§ DIRECTION
Would you transcribe the listing that follows, character for character, and omit its images?

§ DATASET SECTION
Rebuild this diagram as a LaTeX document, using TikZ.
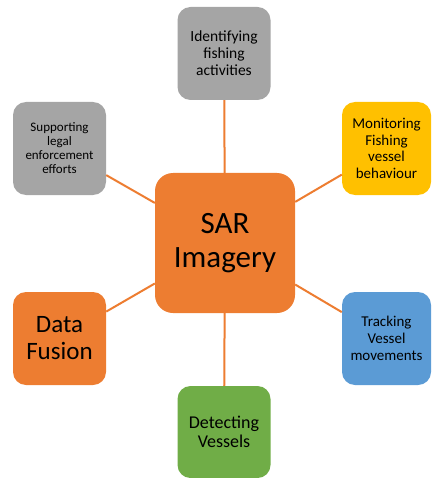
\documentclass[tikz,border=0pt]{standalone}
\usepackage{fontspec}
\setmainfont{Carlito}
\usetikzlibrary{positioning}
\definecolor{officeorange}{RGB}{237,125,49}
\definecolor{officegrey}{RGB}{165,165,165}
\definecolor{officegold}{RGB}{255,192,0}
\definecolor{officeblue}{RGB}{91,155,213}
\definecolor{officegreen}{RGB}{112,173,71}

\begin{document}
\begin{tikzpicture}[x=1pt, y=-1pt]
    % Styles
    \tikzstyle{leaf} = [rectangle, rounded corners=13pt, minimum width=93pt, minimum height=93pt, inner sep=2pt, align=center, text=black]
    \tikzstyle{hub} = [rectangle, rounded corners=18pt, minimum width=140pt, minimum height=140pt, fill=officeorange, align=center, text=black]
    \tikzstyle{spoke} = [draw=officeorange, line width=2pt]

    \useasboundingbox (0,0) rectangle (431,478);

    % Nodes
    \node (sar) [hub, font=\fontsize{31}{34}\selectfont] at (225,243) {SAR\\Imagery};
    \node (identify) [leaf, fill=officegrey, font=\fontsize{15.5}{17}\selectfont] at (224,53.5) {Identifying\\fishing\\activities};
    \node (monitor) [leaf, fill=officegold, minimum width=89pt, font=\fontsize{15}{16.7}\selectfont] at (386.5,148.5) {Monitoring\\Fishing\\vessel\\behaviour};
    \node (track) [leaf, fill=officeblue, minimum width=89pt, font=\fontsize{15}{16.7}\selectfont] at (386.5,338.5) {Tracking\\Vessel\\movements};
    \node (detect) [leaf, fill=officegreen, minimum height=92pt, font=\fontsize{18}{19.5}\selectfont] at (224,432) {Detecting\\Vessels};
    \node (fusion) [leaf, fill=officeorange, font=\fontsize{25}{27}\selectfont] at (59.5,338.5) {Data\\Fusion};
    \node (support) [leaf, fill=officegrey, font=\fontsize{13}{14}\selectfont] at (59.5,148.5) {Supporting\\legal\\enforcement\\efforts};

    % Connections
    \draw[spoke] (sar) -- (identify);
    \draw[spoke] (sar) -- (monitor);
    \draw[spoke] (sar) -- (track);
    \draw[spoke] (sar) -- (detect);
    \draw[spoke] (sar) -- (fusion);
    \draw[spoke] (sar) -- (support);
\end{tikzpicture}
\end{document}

§ REPLY
Rebuild this diagram as a LaTeX document, using TikZ.
\documentclass[tikz,border=0pt]{standalone}
\usepackage{fontspec}
\setmainfont{Carlito}
\usetikzlibrary{positioning}
\definecolor{officeorange}{RGB}{237,125,49}
\definecolor{officegrey}{RGB}{165,165,165}
\definecolor{officegold}{RGB}{255,192,0}
\definecolor{officeblue}{RGB}{91,155,213}
\definecolor{officegreen}{RGB}{112,173,71}

\begin{document}
\begin{tikzpicture}[x=1pt, y=-1pt]
    % Styles
    \tikzstyle{leaf} = [rectangle, rounded corners=13pt, minimum width=93pt, minimum height=93pt, inner sep=2pt, align=center, text=black]
    \tikzstyle{hub} = [rectangle, rounded corners=18pt, minimum width=140pt, minimum height=140pt, fill=officeorange, align=center, text=black]
    \tikzstyle{spoke} = [draw=officeorange, line width=2pt]

    \useasboundingbox (0,0) rectangle (431,478);

    % Nodes
    \node (sar) [hub, font=\fontsize{31}{34}\selectfont] at (225,243) {SAR\\Imagery};
    \node (identify) [leaf, fill=officegrey, font=\fontsize{15.5}{17}\selectfont] at (224,53.5) {Identifying\\fishing\\activities};
    \node (monitor) [leaf, fill=officegold, minimum width=89pt, font=\fontsize{15}{16.7}\selectfont] at (386.5,148.5) {Monitoring\\Fishing\\vessel\\behaviour};
    \node (track) [leaf, fill=officeblue, minimum width=89pt, font=\fontsize{15}{16.7}\selectfont] at (386.5,338.5) {Tracking\\Vessel\\movements};
    \node (detect) [leaf, fill=officegreen, minimum height=92pt, font=\fontsize{18}{19.5}\selectfont] at (224,432) {Detecting\\Vessels};
    \node (fusion) [leaf, fill=officeorange, font=\fontsize{25}{27}\selectfont] at (59.5,338.5) {Data\\Fusion};
    \node (support) [leaf, fill=officegrey, font=\fontsize{13}{14}\selectfont] at (59.5,148.5) {Supporting\\legal\\enforcement\\efforts};

    % Connections
    \draw[spoke] (sar) -- (identify);
    \draw[spoke] (sar) -- (monitor);
    \draw[spoke] (sar) -- (track);
    \draw[spoke] (sar) -- (detect);
    \draw[spoke] (sar) -- (fusion);
    \draw[spoke] (sar) -- (support);
\end{tikzpicture}
\end{document}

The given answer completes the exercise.